The Deal
- The Deal, June 16 - July 6, 2008
- Editor-in-chief: Robert Teitelman
- Categories: Business magazines
- Frequency: Bimonthly
- Circulation: 40,000
- First issue: September 1999
- Final issue: September 2012 (print)
- Company: Euromoney Institutional Investor
- Country: United States
- Language: English
- Website: www.thedeal.com
- ISSN: 1541-9878

= The Deal (magazine) =

The Deal LLC is a media company that offers The Deal Pipeline, a transaction information service, and formerly published finance and business magazine The Deal. The company generates original and daily articles, commentary and data that cover the world of finance and business through the lens of deal making, focusing on core areas including Mergers & Acquisitions, private equity, venture capital financings, bankruptcies and other topics of interest to the investment banking, private equity, legal, hedge fund and venture capital industries.

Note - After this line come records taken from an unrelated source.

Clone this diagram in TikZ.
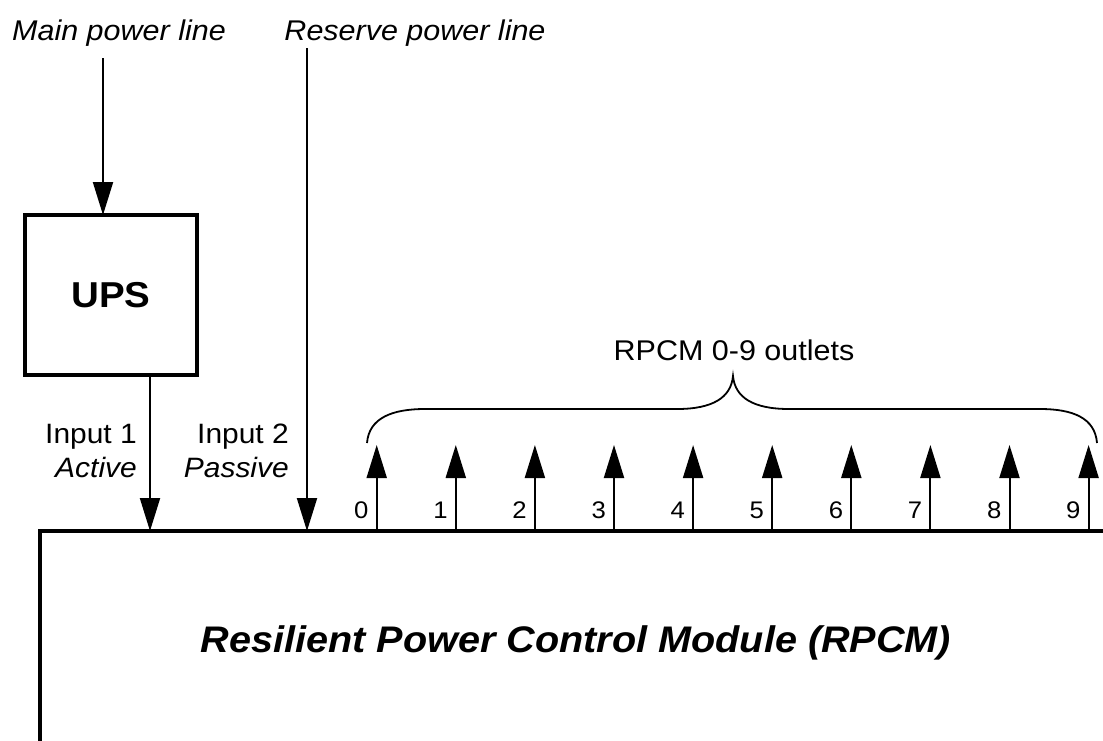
\documentclass[tikz,border=0pt]{standalone}
\usepackage{fontspec}
\setmainfont{Liberation Sans}[FakeStretch=1.07]
\usetikzlibrary{arrows.meta,calc}
\begin{document}
\begin{tikzpicture}[x=1pt,y=-1pt,
  arr/.style={line width=2pt,-{Triangle[width=20pt,length=33pt]}},
  thickbox/.style={draw, line width=4pt, outer sep=0pt, inner sep=0pt},
  toptxt/.style={inner sep=0pt, anchor=base, font=\fontsize{28.5}{34}\selectfont\itshape},
  inlbl/.style={inner sep=0pt, anchor=base east, font=\fontsize{28}{34}\selectfont},
  digit/.style={inner sep=0pt, anchor=base east, font=\fontsize{24}{28}\selectfont},
  bracepath/.style={line width=1.8pt}]
\useasboundingbox (0,0) rectangle (1103,740);
\clip (0,0) rectangle (1103,740);

% top labels
\node[toptxt] (mainlbl) at (119,40) {Main power line};
\node[toptxt] (reslbl) at (415,40) {Reserve power line};

% UPS
\node[thickbox, minimum width=172pt, minimum height=160pt,
      font=\fontsize{36}{40}\selectfont\bfseries] (ups) at (111,295) {UPS};

% RPCM module
\node[thickbox, minimum width=1200pt, minimum height=400pt, anchor=north west] (rpcm) at (40,531) {};
\node[inner sep=0pt, anchor=base, font=\fontsize{37}{42}\selectfont\bfseries\itshape] (rpcmtxt) at (576,652)
  {Resilient Power Control Module (RPCM)};

% main power line -> UPS
\coordinate (mainsrc) at (103,58);
\draw[arr] (mainsrc) -- (mainsrc |- ups.north);

% UPS -> RPCM (input 1)
\coordinate (in1) at (150,531);
\draw[arr] (in1 |- ups.south) -- (in1 |- rpcm.north);

% reserve line -> RPCM (input 2)
\coordinate (ressrc) at (307,48);
\draw[arr] (ressrc) -- (ressrc |- rpcm.north);

% input labels
\node[inlbl] (in1a) at (137,443) {Input 1};
\node[inlbl] (in1b) at (137,477) {\itshape Active};
\node[inlbl] (in2a) at (289,443) {Input 2};
\node[inlbl] (in2b) at (289,477) {\itshape Passive};

% outlets
\foreach \i in {0,...,9}{
  \coordinate (t\i) at ({376.7+79.1*\i},445);
  \draw[arr] (t\i |- rpcm.north) -- (t\i);
  \node[digit] (d\i) at ({376.7+79.1*\i-8},518) {\i};
}

% brace
\draw[bracepath] (367,443) .. controls (369,418) and (392,409) .. (425,409)
  -- (677,409) .. controls (712,409) and (731,398) .. (733,376)
  .. controls (735,398) and (754,409) .. (789,409)
  -- (1040,409) .. controls (1073,409) and (1095,418) .. (1097,443);
\node[inner sep=0pt, anchor=base, font=\fontsize{28.5}{34}\selectfont] (outlbl) at (734,360) {RPCM 0-9 outlets};
\end{tikzpicture}
\end{document}
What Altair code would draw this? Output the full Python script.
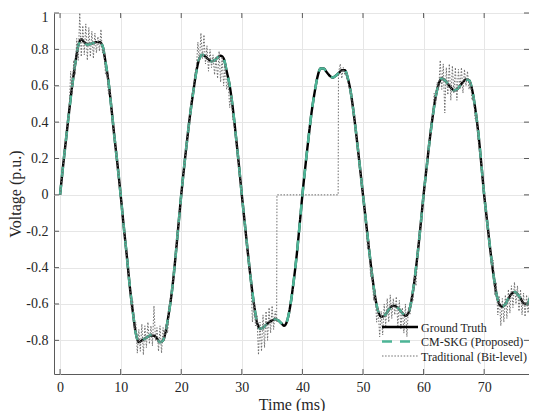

The roots of the media company began when The Daily Deal was launched in September 1999 by American Lawyer Media with strong support from dealmaker Bruce Wasserstein. In March 2000, ALM sold the assets of the Deal to U.S. Equity Partners, a private equity fund sponsored by Wasserstein & Co. In December 2000, Rustic Canyon Ventures, a venture capital firm based in Southern California, led a $30 million venture round of financing. In 2012, The Deal was acquired by TheStreet.com, who closed the magazine. After being acquired by The Street, all publications of The Deal became digital and are still available today.

In 2018, TheStreet announced the sale of BoardEx and The Deal to Euromoney Institutional Investor.